The problem is subtle but important. When L2 regularization is combined with Adam, the regularization gradient gets mixed in with the loss gradient before Adam’s adaptive scaling is applied. This means weights that have historically large gradients end up being regularized less than they should be. In practice, the regularization becomes uneven across different weights in the network.
A paper by Loshchilov and Hutter introduced AdamW, which “decouples” weight decay from the gradient update. Instead of adding the regularization term to the gradient, AdamW applies weight decay as a separate step after the adaptive update. This ensures every weight is regularized at the same rate, regardless of its gradient history. AdamW has become the default optimizer for training large neural networks, including most transformer-based language models, precisely because it handles regularization more consistently than Adam with standard L2.
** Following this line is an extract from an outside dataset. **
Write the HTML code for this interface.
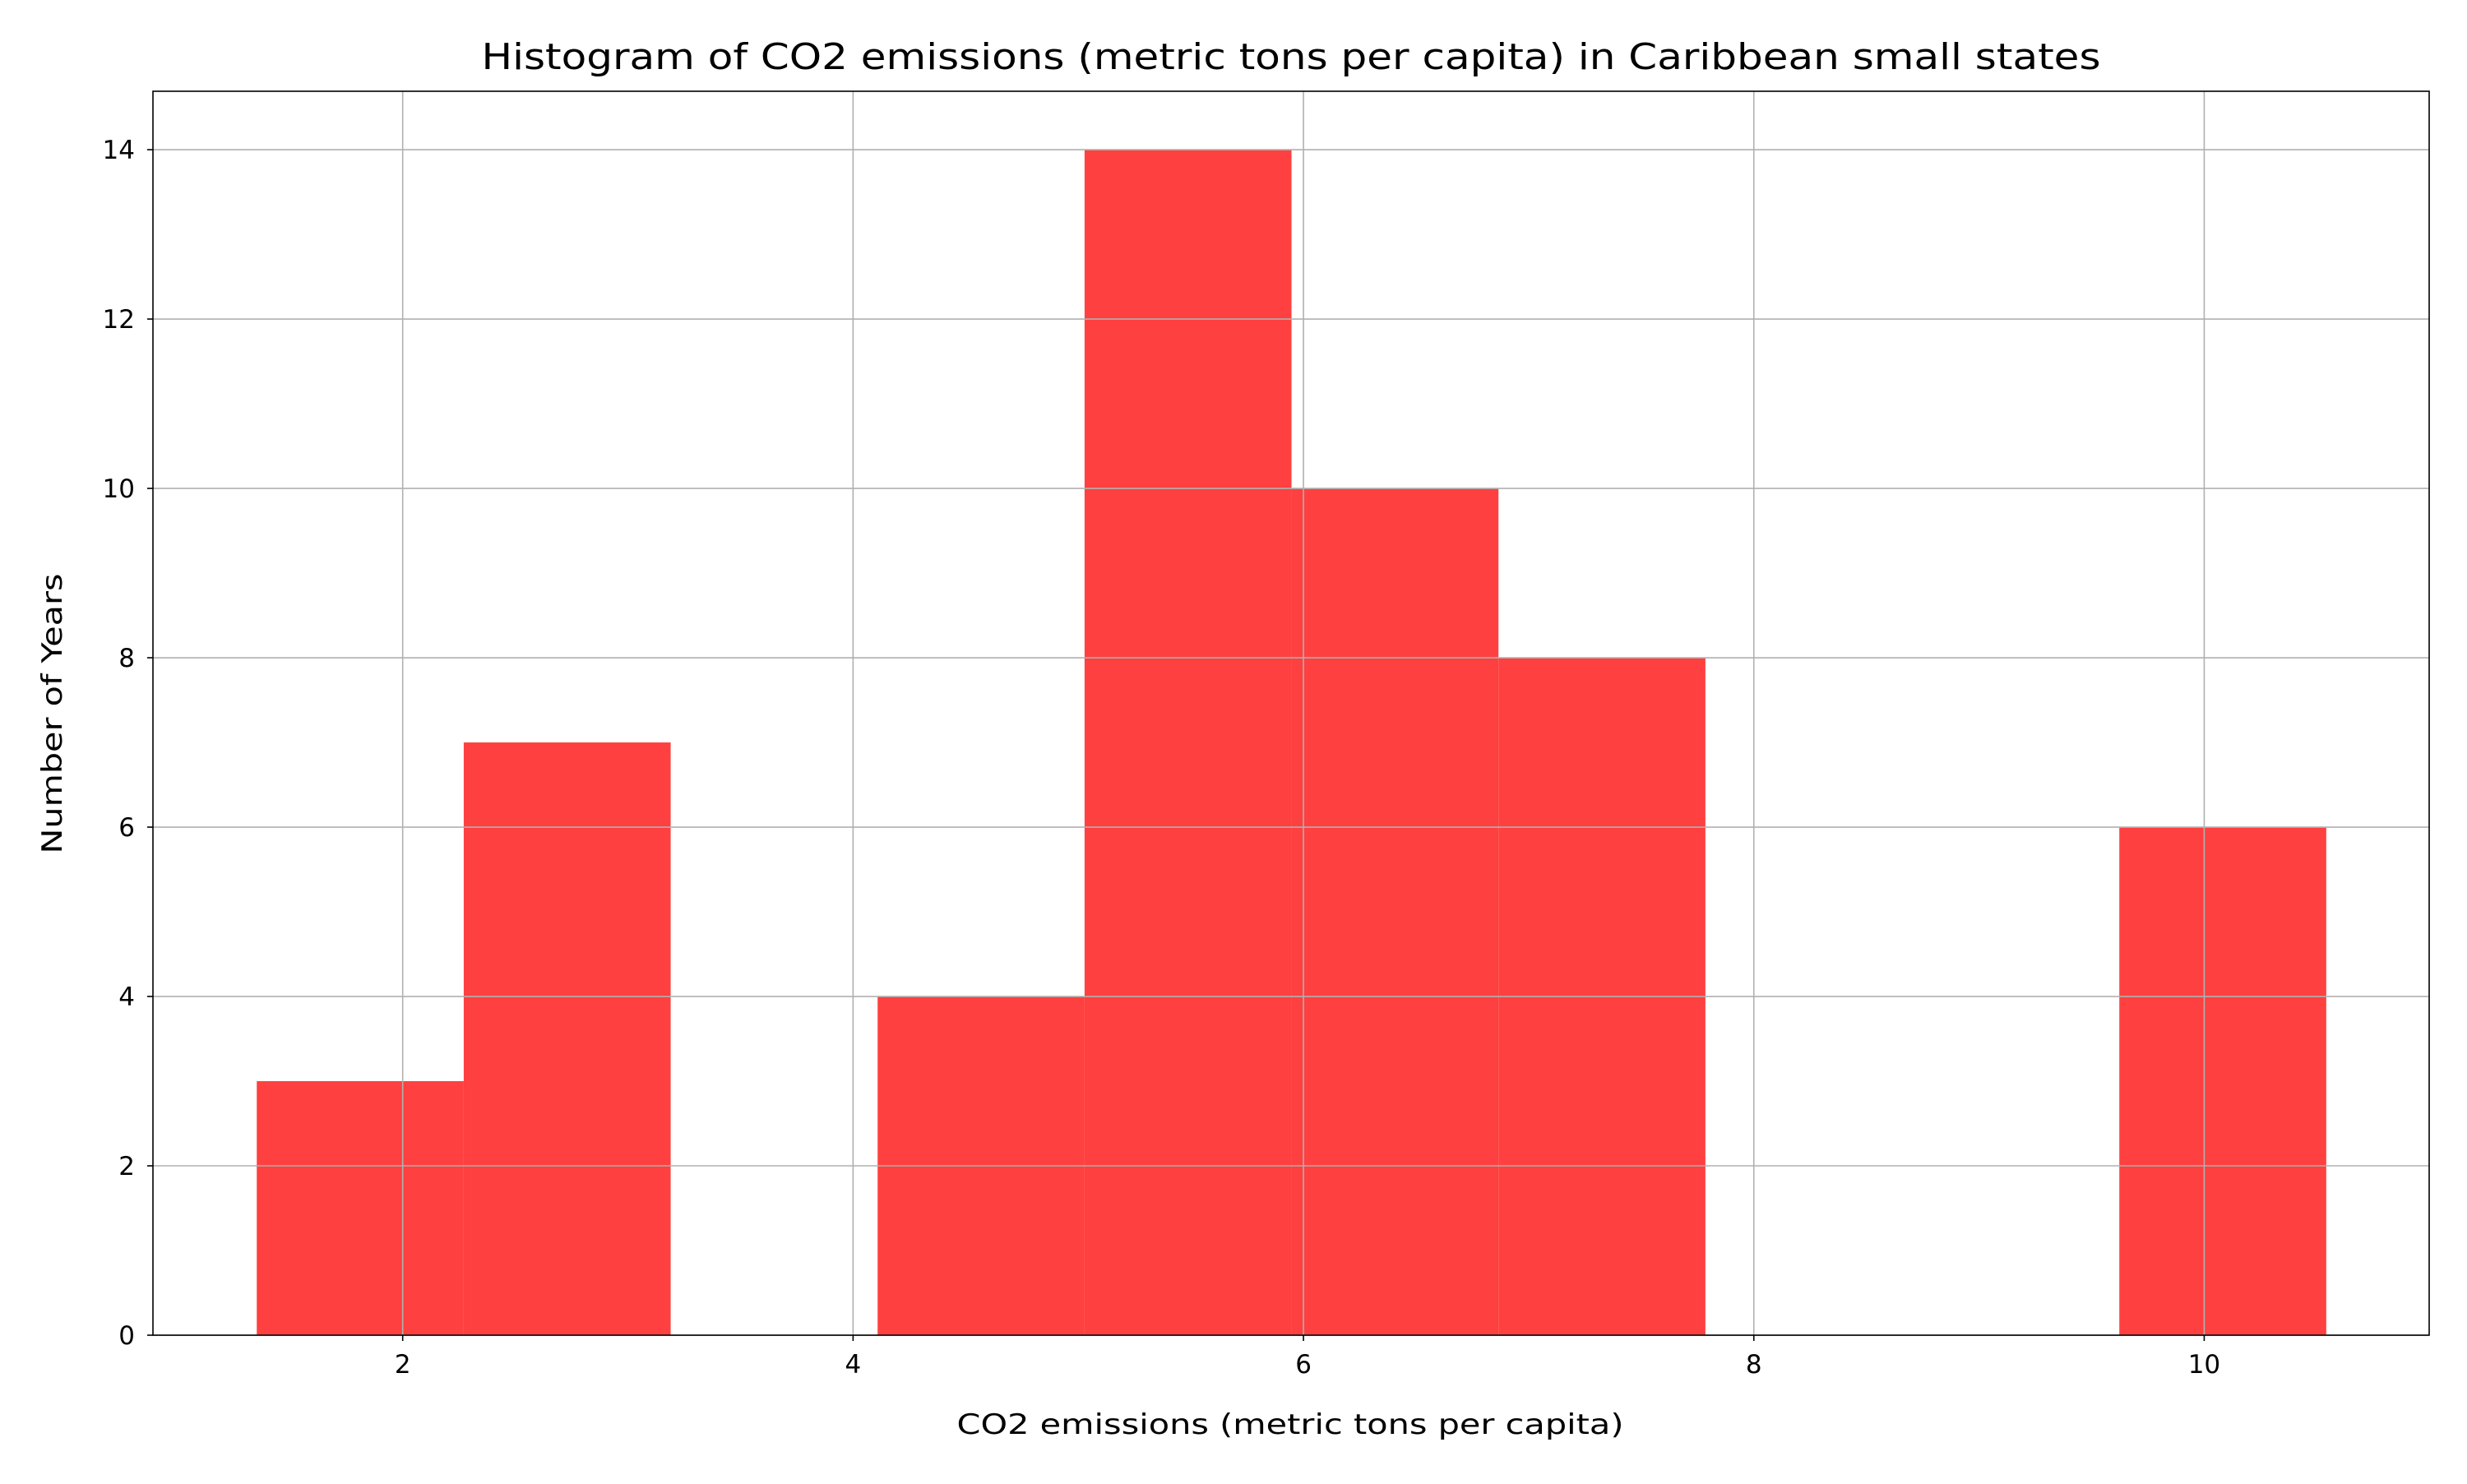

When to Use L2 Regularization
L2 regularization is a strong default choice in several common situations. If your model has many features relative to the number of training examples, it’s likely to overfit, and L2 will help. If your features are correlated with each other, L2 will stabilize the coefficients without forcing you to manually remove redundant variables. And if you want a simple, reliable way to improve generalization without much tuning, L2 regularization with cross-validated strength selection is hard to beat.
It’s less ideal when you actually need the model to identify which features matter and discard the rest. Since L2 never zeros out a coefficient, it won’t simplify your model in that way. For feature selection, L1 or Elastic Net is the better tool. In deep learning, favor AdamW over naive L2 regularization when using adaptive optimizers, since the decoupled approach produces more predictable and effective regularization.